Desde entonces, con el impulso de los activistas se han reformado las leyes y se han construido organizaciones anticorrupción sólidas que verifican, por ejemplo, que los diputados publiquen sus activos, que las leyes anticorrupción cuajen y que los procesos legales contra los infractores tienen resultados. “Putin está hablando de la OTAN y de las amenazas externas para ocultar sus vulnerabilidades y la realidad de Rusia. Está asustado por el éxito de Ucrania, que prueba que si la ciudadanía se moviliza puede logra cambios. Eso aterroriza a la élite rusa, que ve que su poder peligra si sucede lo mismo en casa”, cree Shabunin, que encabeza también el Consejo de Supervisión Pública de la Oficina Nacional Anticorrupción de Ucrania.
El camino no ha sido fácil, reconoce el experto anticorrupción. Y aún se enfrenta a serios problemas. Como el de su predecesor, Petro Poroshenko, el Gobierno de Volodimir Zelenski ha recibido duras críticas de las organizaciones que velan por la transparencia por sus intentos de controlar el Tribunal Constitucional y leyes como la de “desoligarquización”, que pretende luchar contra la influencia de los más ricos del país, pero que también puede ser una herramienta para sacar del mapa político a adversarios.
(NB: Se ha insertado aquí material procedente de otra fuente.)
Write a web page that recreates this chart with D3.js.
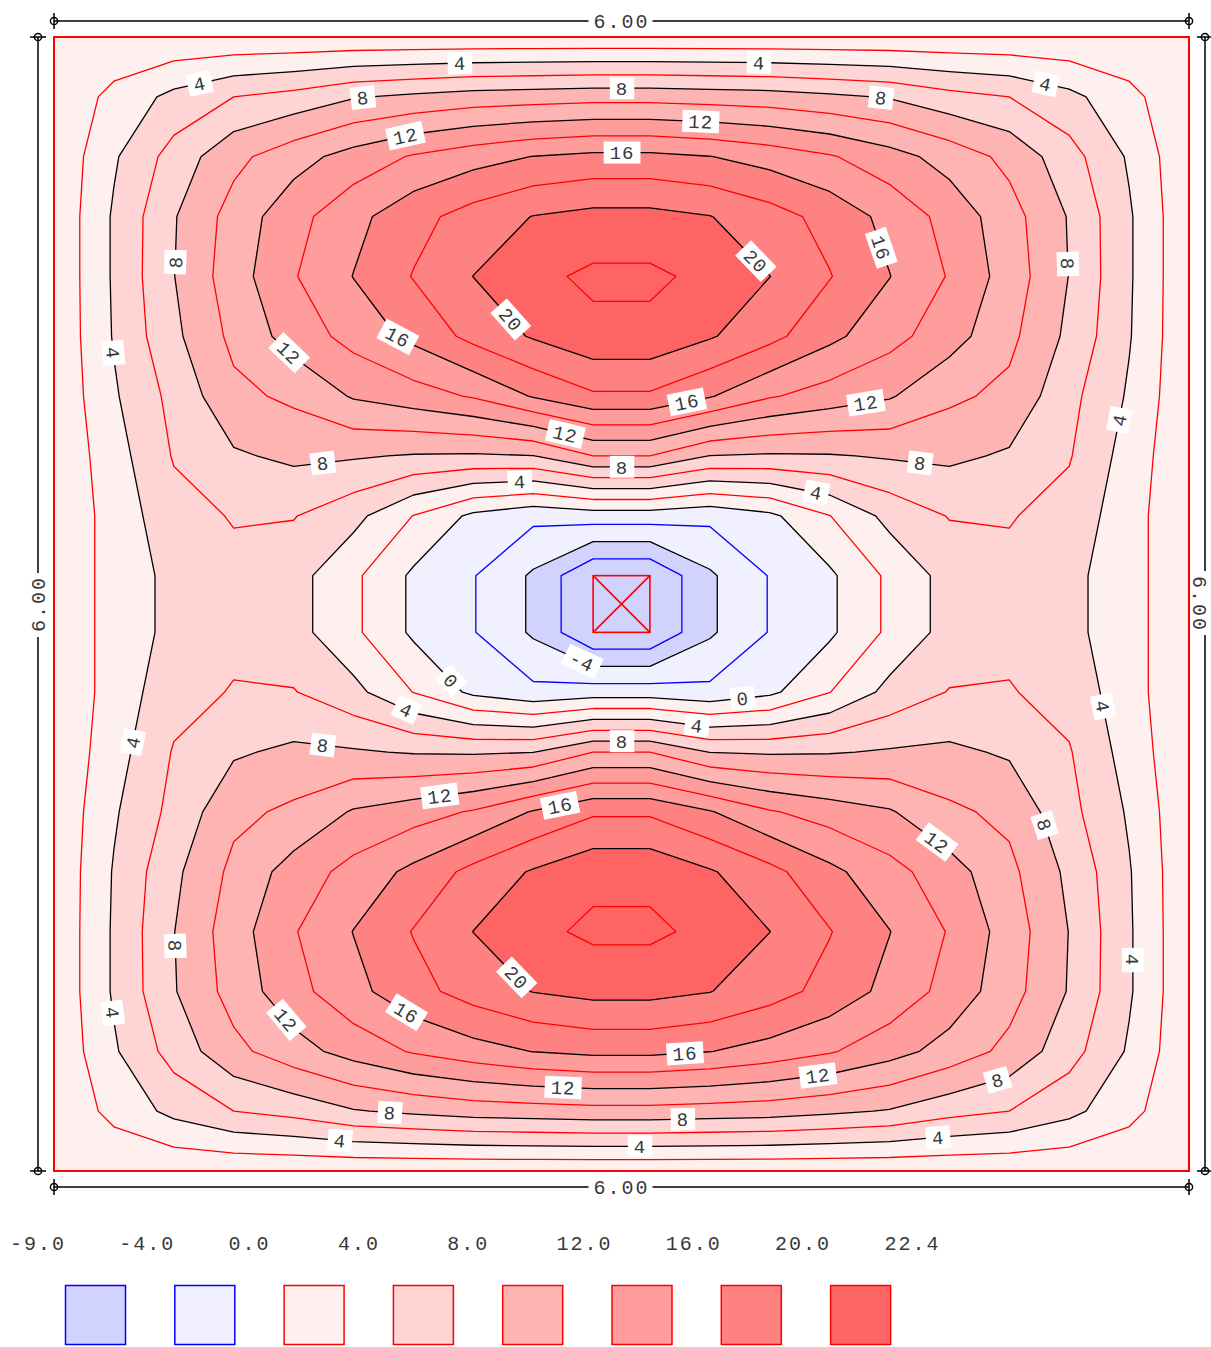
<!DOCTYPE html>
<html>
<head>
<meta charset="utf-8">
<script src="https://cdn.jsdelivr.net/npm/d3@7"></script>
<style>
  body { margin: 0; background: #fff; }
  svg { display: block; }
  text { font-family: "Liberation Mono", "DejaVu Sans Mono", monospace; fill: #383838; }
</style>
</head>
<body>
<svg id="chart" width="1211" height="1347"></svg>
<script>
// Slab panel 6.00 x 6.00 m with a 0.30 x 0.30 m column in the middle.
const spanX = 6.0;
const spanY = 6.0;
const columnSize = 0.3;
const divisionsPerSide = 9;

// Moment at mesh nodes of the upper-left quarter of the panel
// (rows: top edge -> column face, columns: left edge -> column face).
const quarterValues = [
  [0.0, 0.3,  0.3,  0.3,   0.3,   0.3,   0.3,   0.3,   0.3,   0.3],
  [0.3, 2.6,  4.55, 6.0,   6.7,   7.85,  8.4,   8.9,   9.1,   9.3],
  [0.3, 3.75, 6.8,  9.45,  11.2,  12.8,  14.2,  15.2,  16.05, 16.5],
  [0.3, 4.25, 7.85, 10.8,  13.3,  15.4,  17.3,  18.85, 20.06, 20.6],
  [0.3, 4.25, 7.95, 11.1,  13.85, 16.05, 18.1,  20.02, 21.48, 22.4],
  [0.3, 4.15, 7.55, 10.5,  12.85, 14.7,  16.5,  18.6,  20.2,  21.44],
  [0.3, 3.75, 6.6,  9.5,   10.4,  12.2,  13.1,  14.2,  16.16, 17.7],
  [0.3, 3.15, 6.15, 7.75,  8.4,   8.2,   7.85,  7.75,  7.95,  10.0],
  [0.3, 2.8,  5.28, 6.13,  6.1,   4.62,  1.95,  -0.44, -1.5,  -1.0],
  [0.3, 2.8,  4.55, 5.5,   4.75,  2.4,   -0.35, -1.9,  -4.3,  -7.95]
];

// Colour bands and their limits
const bandLimits = [-9, -4, 0, 4, 8, 12, 16, 20, 22.4];
const bandColors = ["#d2d2ff", "#f0f0ff", "#fff0f0", "#ffd4d4", "#ffb4b4", "#ff9c9c", "#ff8282", "#ff6464"];
const bandStrokes = ["#0000ff", "#0000ff", "#ff0000", "#ff0000", "#ff0000", "#ff0000", "#ff0000", "#ff0000"];

// Iso-lines drawn every 2 units
const lineLevels = [-6, -4, -2, 0, 2, 4, 6, 8, 10, 12, 14, 16, 18, 20, 22];

const legendTicks = ["-9.0", "-4.0", "0.0", "4.0", "8.0", "12.0", "16.0", "20.0", "22.4"];
const dimensionText = "6.00";

// Contour labels: [level, x (m), y (m)]
const contourLabels = [
  [4, 2.146, 0.143], [4, 3.727, 0.143], [4, 0.772, 0.254], [4, 5.239, 0.265],
  [8, 1.633, 0.317], [8, 3.003, 0.259], [8, 4.372, 0.323],
  [12, 1.855, 0.508], [12, 3.42, 0.429], [16, 3.003, 0.608],
  [8, 0.624, 1.19], [8, 5.36, 1.201], [20, 3.706, 1.19], [16, 4.372, 1.116],
  [20, 2.4, 1.508], [4, 0.307, 1.672], [16, 1.803, 1.614], [12, 1.221, 1.693],
  [16, 3.346, 1.931], [12, 4.292, 1.937], [12, 2.701, 2.111], [4, 5.635, 2.026],
  [8, 1.422, 2.259], [8, 3.003, 2.28], [8, 4.578, 2.259],
  [4, 2.463, 2.349], [4, 4.033, 2.397],
  [-4, 2.781, 3.328], [0, 2.093, 3.413], [0, 3.642, 3.508],
  [4, 1.855, 3.577], [4, 3.399, 3.646], [4, 0.412, 3.73], [4, 5.53, 3.545],
  [8, 1.422, 3.741], [8, 3.003, 3.72],
  [12, 2.04, 4.021], [16, 2.675, 4.063], [12, 4.684, 4.238], [8, 5.239, 4.169],
  [8, 0.624, 4.81], [4, 5.704, 4.884], [20, 2.426, 4.995],
  [4, 0.307, 5.164], [12, 1.221, 5.206], [16, 1.855, 5.175],
  [16, 3.336, 5.381], [12, 4.039, 5.497], [8, 4.985, 5.508], [12, 2.691, 5.571],
  [8, 1.776, 5.693], [8, 3.325, 5.741],
  [4, 1.512, 5.836], [4, 3.098, 5.873], [4, 4.673, 5.82]
];

// ---- mesh ----
const halfSpanX = (spanX - columnSize) / 2;
const halfSpanY = (spanY - columnSize) / 2;
const sideNodes = (half) => d3.range(divisionsPerSide + 1).map(k => k * half / divisionsPerSide);
const nodesX = sideNodes(halfSpanX).concat(sideNodes(halfSpanX).map(v => v + halfSpanX + columnSize));
const nodesY = sideNodes(halfSpanY).concat(sideNodes(halfSpanY).map(v => v + halfSpanY + columnSize));
const nx = nodesX.length, ny = nodesY.length;
const q = quarterValues.length;

// Full nodal grid, the quarter reflected about both column axes
const grid = new Array(nx * ny);
for (let j = 0; j < ny; j++) {
  for (let i = 0; i < nx; i++) {
    const qj = j < q ? j : ny - 1 - j;
    const qi = i < q ? i : nx - 1 - i;
    grid[j * nx + i] = quarterValues[qj][qi];
  }
}

// ---- scales ----
const svg = d3.select("#chart");
const x = d3.scaleLinear().domain([0, spanX]).range([54, 1189]);
const y = d3.scaleLinear().domain([0, spanY]).range([37, 1171]);
const gx = d3.scaleLinear().domain(d3.range(nx)).range(nodesX.map(x));
const gy = d3.scaleLinear().domain(d3.range(ny)).range(nodesY.map(y));

const contourGen = d3.contours().size([nx, ny]);
const path = d3.geoPath();

function toScreen(geom) {
  return {
    type: geom.type,
    value: geom.value,
    coordinates: geom.coordinates.map(poly =>
      poly.map(ring => ring.map(([c, r]) => [gx(c - 0.5), gy(r - 0.5)])))
  };
}
const contourAt = level => toScreen(contourGen.contour(grid, level));

// ---- clip to the panel ----
const defs = svg.append("defs");
defs.append("clipPath").attr("id", "panelClip")
  .append("rect")
  .attr("x", x(0)).attr("y", y(0))
  .attr("width", x(spanX) - x(0)).attr("height", y(spanY) - y(0));

const plot = svg.append("g").attr("clip-path", "url(#panelClip)");

// filled bands
plot.append("rect")
  .attr("x", x(0)).attr("y", y(0))
  .attr("width", x(spanX) - x(0)).attr("height", y(spanY) - y(0))
  .attr("fill", bandColors[0]);

bandLimits.slice(1, bandLimits.length - 1).forEach((level, k) => {
  plot.append("path")
    .attr("d", path(contourAt(level)))
    .attr("fill", bandColors[k + 1])
    .attr("fill-rule", "evenodd")
    .attr("stroke", "none");
});

// iso-lines
const lineColor = v => (v % 4 === 0 ? "#000000" : (v > 0 ? "#ff0000" : "#0000ff"));
const contourLines = {};
lineLevels.forEach(level => {
  const geom = contourAt(level);
  contourLines[level] = geom;
  plot.append("path")
    .attr("d", path(geom))
    .attr("fill", "none")
    .attr("stroke", lineColor(level))
    .attr("stroke-width", 1.3)
    .attr("stroke-linejoin", "round");
});

// panel outline
svg.append("rect")
  .attr("x", x(0)).attr("y", y(0))
  .attr("width", x(spanX) - x(0)).attr("height", y(spanY) - y(0))
  .attr("fill", "none").attr("stroke", "#ff0000").attr("stroke-width", 2);

// column
const c0 = halfSpanX, c1 = halfSpanX + columnSize;
const r0 = halfSpanY, r1 = halfSpanY + columnSize;
const col = svg.append("g").attr("stroke", "#ff0000").attr("stroke-width", 1.6).attr("fill", "none");
col.append("rect").attr("x", x(c0)).attr("y", y(r0)).attr("width", x(c1) - x(c0)).attr("height", y(r1) - y(r0));
col.append("line").attr("x1", x(c0)).attr("y1", y(r0)).attr("x2", x(c1)).attr("y2", y(r1));
col.append("line").attr("x1", x(c1)).attr("y1", y(r0)).attr("x2", x(c0)).attr("y2", y(r1));

// ---- contour labels, placed on the nearest segment of their iso-line ----
const xmin = x(0), xmax = x(spanX), ymin = y(0), ymax = y(spanY);
const inside = p => p[0] >= xmin - 0.5 && p[0] <= xmax + 0.5 && p[1] >= ymin - 0.5 && p[1] <= ymax + 0.5;

function anchorOn(level, px, py) {
  const geom = contourLines[level];
  let best = null, bestD = Infinity;
  if (!geom) return { x: px, y: py, angle: 0 };
  geom.coordinates.forEach(poly => poly.forEach(ring => {
    for (let k = 0; k < ring.length - 1; k++) {
      const a = ring[k], b = ring[k + 1];
      if (!inside(a) || !inside(b)) continue;
      const dx = b[0] - a[0], dy = b[1] - a[1];
      const len2 = dx * dx + dy * dy;
      if (len2 === 0) continue;
      let t = ((px - a[0]) * dx + (py - a[1]) * dy) / len2;
      t = Math.max(0, Math.min(1, t));
      const qx = a[0] + t * dx, qy = a[1] + t * dy;
      const d = (qx - px) ** 2 + (qy - py) ** 2;
      if (d < bestD) {
        bestD = d;
        let ang = Math.atan2(dy, dx) * 180 / Math.PI;
        if (ang > 90) ang -= 180;
        if (ang <= -90) ang += 180;
        best = { x: qx, y: qy, angle: ang };
      }
    }
  }));
  return best || { x: px, y: py, angle: 0 };
}

const labelLayer = svg.append("g");
contourLabels.forEach(([level, xm, ym]) => {
  const a = anchorOn(level, x(xm), y(ym));
  const g = labelLayer.append("g").attr("transform", `translate(${a.x},${a.y}) rotate(${a.angle})`);
  const rect = g.append("rect").attr("fill", "#ffffff");
  const t = g.append("text")
    .attr("text-anchor", "middle")
    .attr("dy", "0.36em")
    .attr("font-size", 19)
    .attr("letter-spacing", 1)
    .text(String(level));
  const w = t.node().getComputedTextLength();
  rect.attr("x", -w / 2 - 6).attr("y", -11).attr("width", w + 12).attr("height", 22);
});

// ---- dimension lines ----
function marker(g, cx, cy, vertical) {
  g.append("line")
    .attr("x1", vertical ? cx - 8 : cx).attr("x2", vertical ? cx + 8 : cx)
    .attr("y1", vertical ? cy : cy - 8).attr("y2", vertical ? cy : cy + 8);
  g.append("circle").attr("cx", cx).attr("cy", cy).attr("r", 3.6).attr("fill", "none");
}

function dimension(x1, y1, x2, y2, rotate, shift) {
  const g = svg.append("g").attr("stroke", "#000").attr("stroke-width", 1.5).attr("fill", "none");
  g.append("line").attr("x1", x1).attr("y1", y1).attr("x2", x2).attr("y2", y2);
  const vertical = x1 === x2;
  marker(g, x1, y1, vertical);
  marker(g, x2, y2, vertical);
  const mx = (x1 + x2) / 2 + (vertical ? shift : 0), my = (y1 + y2) / 2;
  const tg = svg.append("g").attr("transform", `translate(${mx},${my}) rotate(${rotate})`);
  const bg = tg.append("rect").attr("fill", "#fff");
  const t = tg.append("text")
    .attr("text-anchor", "middle").attr("dy", "0.36em")
    .attr("font-size", 20).attr("letter-spacing", 2)
    .text(dimensionText);
  const w = t.node().getComputedTextLength();
  bg.attr("x", -w / 2 - 5).attr("y", -8).attr("width", w + 8).attr("height", 16);
}

const off = 16;
dimension(x(0), y(0) - off, x(spanX), y(0) - off, 0, 0);
dimension(x(0), y(spanY) + off, x(spanX), y(spanY) + off, 0, 0);
dimension(x(0) - off, y(0), x(0) - off, y(spanY), -90, 0);
dimension(x(spanX) + off, y(0), x(spanX) + off, y(spanY), 90, -5);

// ---- legend ----
const legendX = d3.scaleLinear().domain([0, legendTicks.length - 1]).range([10, 10 + 109.3 * (legendTicks.length - 1)]);
const legend = svg.append("g");
legendTicks.forEach((tick, k) => {
  legend.append("text")
    .attr("x", legendX(k)).attr("y", 1250)
    .attr("font-size", 20).attr("letter-spacing", 2)
    .text(tick);
});
bandColors.forEach((c, k) => {
  legend.append("rect")
    .attr("x", legendX(k) + 55.5).attr("y", 1285.5)
    .attr("width", 60).attr("height", 59)
    .attr("fill", c).attr("stroke", bandStrokes[k]).attr("stroke-width", 1.5);
});
</script>
</body>
</html>
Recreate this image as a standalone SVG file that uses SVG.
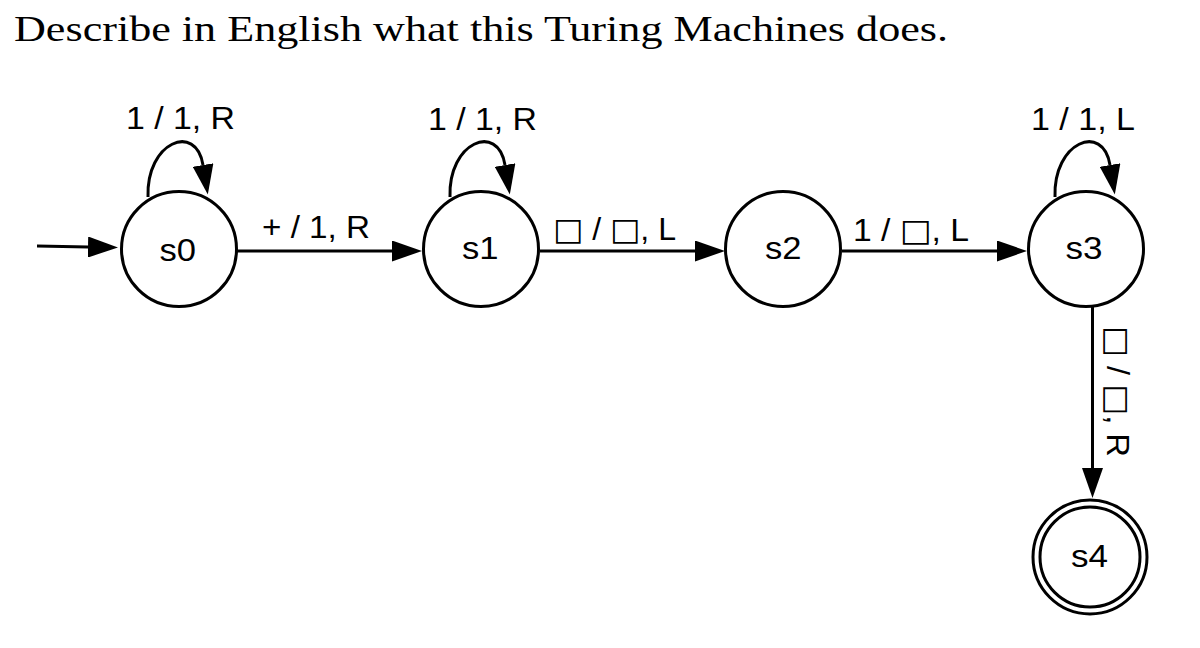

Zelenski, cuyo entorno aparece en los papeles de Pandora por tener activos en un paraíso fiscal, se ha enzarzado en una lucha contra sus rivales, añadiendo más ingredientes, esta vez de política interna, a la crisis. Pero pese a esto, dice Olena Stadnik, las cartas están sobre la mesa: “Hay posibilidades democráticas de cambio y no un Gobierno eterno”.
La guerra es una realidad que además de robar vidas, energía y esperanzas, alimenta los populismos en la política, cree Volodímir Zinchenko. Este hombre fornido, de 44 años, se unió a las protestas con su esposa y su hijo, que entonces tenía casi tres años, cuando las autoridades empezaron a reprimir con violencia a los estudiantes. Frente al memorial con las fotos y los nombres de decenas de muertos en las movilizaciones —en su mayoría hombres jóvenes—, Zinchenko, como hicieron Olena Stadnik y muchos otros, se quedó. Y empezó a documentar con su cámara las movilizaciones. En una de las cargas policiales, recibió un disparo y perdió un ojo. Ahora, tiene una pensión por discapacidad y estudia Derecho. El Maidán ofreció grandes esperanzas de cambios en la sociedad ucrania. Pero Zinchenko considera que cuando las expectativas son altas, las decepciones también son muy grandes: “Ucrania es como un niño, el resultado de la crianza no siempre será maravilloso y nunca será rápido”.